━━ SOURCE DATA

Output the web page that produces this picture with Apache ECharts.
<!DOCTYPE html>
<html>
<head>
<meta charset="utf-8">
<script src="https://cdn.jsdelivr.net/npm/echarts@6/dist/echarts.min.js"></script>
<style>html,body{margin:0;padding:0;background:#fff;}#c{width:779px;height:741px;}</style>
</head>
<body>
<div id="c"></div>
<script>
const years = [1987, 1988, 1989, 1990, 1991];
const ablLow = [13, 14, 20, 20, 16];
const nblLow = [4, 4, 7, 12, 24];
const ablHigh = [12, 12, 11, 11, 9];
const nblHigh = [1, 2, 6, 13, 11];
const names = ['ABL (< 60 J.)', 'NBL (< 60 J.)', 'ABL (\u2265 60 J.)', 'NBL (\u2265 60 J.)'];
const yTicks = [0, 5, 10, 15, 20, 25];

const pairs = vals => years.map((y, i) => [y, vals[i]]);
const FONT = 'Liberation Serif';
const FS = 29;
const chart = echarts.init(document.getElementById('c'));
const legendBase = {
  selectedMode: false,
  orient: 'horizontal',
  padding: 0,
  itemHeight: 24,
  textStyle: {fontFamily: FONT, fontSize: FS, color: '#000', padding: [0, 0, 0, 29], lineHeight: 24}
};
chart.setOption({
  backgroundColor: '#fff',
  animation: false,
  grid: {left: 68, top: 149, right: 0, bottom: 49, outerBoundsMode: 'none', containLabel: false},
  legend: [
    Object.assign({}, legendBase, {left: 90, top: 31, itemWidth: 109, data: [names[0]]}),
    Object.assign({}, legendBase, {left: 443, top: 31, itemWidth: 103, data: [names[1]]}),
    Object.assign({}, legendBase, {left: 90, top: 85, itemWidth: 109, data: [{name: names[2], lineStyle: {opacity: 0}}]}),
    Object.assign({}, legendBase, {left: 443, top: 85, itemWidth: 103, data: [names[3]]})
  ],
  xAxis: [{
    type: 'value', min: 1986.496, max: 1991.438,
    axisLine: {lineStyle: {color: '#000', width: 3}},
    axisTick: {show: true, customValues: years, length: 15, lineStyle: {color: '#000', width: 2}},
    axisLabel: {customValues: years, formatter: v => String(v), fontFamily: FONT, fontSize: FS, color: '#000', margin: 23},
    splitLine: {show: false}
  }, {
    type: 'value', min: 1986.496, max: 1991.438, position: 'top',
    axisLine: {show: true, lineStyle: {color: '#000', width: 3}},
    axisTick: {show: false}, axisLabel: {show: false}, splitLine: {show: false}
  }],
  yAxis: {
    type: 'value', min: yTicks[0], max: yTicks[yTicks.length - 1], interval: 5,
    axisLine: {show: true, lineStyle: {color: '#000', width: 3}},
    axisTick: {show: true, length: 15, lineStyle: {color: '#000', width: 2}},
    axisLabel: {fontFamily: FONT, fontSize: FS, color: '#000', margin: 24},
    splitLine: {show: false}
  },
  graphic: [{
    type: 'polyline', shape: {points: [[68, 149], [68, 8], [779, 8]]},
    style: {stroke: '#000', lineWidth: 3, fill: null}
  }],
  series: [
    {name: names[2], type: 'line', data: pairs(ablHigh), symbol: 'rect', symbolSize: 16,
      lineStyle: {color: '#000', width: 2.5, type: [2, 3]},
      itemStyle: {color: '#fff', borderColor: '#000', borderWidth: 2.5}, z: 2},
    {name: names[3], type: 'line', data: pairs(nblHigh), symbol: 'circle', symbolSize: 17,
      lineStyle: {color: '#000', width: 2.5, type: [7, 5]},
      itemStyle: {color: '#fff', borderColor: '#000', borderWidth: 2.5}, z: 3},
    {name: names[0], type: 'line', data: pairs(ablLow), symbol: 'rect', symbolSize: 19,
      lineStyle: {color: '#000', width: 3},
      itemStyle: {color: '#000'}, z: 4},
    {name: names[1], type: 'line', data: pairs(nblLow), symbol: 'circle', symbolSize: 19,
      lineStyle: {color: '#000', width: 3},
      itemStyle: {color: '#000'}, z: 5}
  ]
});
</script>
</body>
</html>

━━━━
━━ SOURCE DATA

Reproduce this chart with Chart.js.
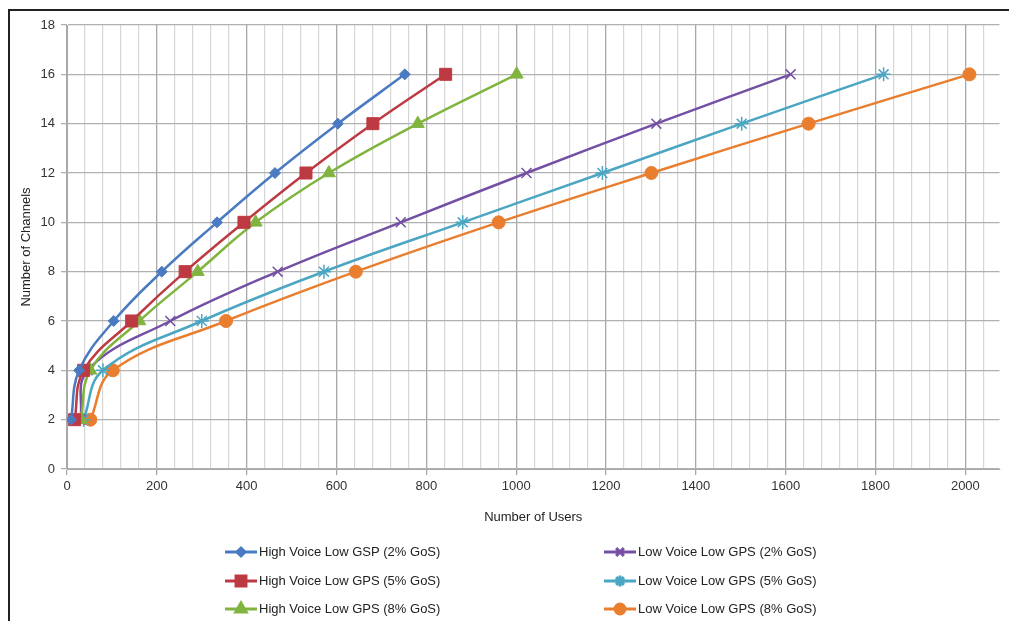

━━━━
━━ SOURCE DATA

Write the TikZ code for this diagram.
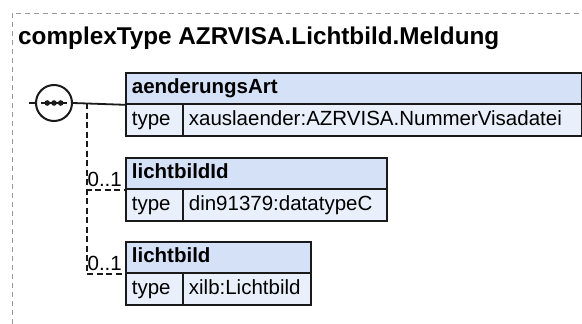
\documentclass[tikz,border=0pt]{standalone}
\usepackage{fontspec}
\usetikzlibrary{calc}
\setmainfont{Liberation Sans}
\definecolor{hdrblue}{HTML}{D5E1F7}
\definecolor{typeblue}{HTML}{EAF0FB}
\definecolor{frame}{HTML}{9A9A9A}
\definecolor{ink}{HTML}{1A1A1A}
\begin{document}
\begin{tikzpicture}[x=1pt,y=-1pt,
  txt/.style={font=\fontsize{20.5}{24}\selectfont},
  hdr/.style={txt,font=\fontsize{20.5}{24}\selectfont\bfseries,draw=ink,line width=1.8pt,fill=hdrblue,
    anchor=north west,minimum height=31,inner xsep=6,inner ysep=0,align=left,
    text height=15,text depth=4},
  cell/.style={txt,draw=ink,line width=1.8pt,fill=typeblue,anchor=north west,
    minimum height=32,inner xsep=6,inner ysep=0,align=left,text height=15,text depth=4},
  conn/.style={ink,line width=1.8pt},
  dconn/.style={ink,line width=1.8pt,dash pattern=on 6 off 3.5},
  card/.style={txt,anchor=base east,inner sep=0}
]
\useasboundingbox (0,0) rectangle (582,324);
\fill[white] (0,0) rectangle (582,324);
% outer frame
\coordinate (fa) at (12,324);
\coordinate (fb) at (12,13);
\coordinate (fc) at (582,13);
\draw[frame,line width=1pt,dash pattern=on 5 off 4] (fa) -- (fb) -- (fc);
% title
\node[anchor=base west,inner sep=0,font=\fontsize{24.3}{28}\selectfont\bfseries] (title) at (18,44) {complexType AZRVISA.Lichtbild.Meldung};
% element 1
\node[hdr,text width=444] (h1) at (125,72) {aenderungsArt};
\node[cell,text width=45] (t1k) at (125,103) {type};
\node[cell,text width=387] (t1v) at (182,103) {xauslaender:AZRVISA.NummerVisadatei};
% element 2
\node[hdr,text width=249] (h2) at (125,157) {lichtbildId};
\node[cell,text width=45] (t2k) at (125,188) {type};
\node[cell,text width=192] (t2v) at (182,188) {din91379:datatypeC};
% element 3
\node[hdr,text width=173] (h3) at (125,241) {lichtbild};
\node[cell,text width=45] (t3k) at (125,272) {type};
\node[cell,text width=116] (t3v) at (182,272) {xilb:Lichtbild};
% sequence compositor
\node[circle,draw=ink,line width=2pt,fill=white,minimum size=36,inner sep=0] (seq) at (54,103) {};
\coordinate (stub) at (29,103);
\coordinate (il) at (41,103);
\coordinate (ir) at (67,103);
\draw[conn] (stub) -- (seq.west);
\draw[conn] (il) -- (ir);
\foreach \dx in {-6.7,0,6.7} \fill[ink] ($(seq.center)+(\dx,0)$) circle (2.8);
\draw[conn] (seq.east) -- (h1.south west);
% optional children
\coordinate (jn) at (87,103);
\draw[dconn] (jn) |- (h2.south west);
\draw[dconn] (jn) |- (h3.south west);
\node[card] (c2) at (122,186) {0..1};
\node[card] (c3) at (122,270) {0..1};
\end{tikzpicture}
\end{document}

━━━━

TASK BRIEF
Using the records above, pull out each line where the word "with" occurs.

IN RESPONSE
Output the web page that produces this picture with Apache ECharts.
Reproduce this chart with Chart.js.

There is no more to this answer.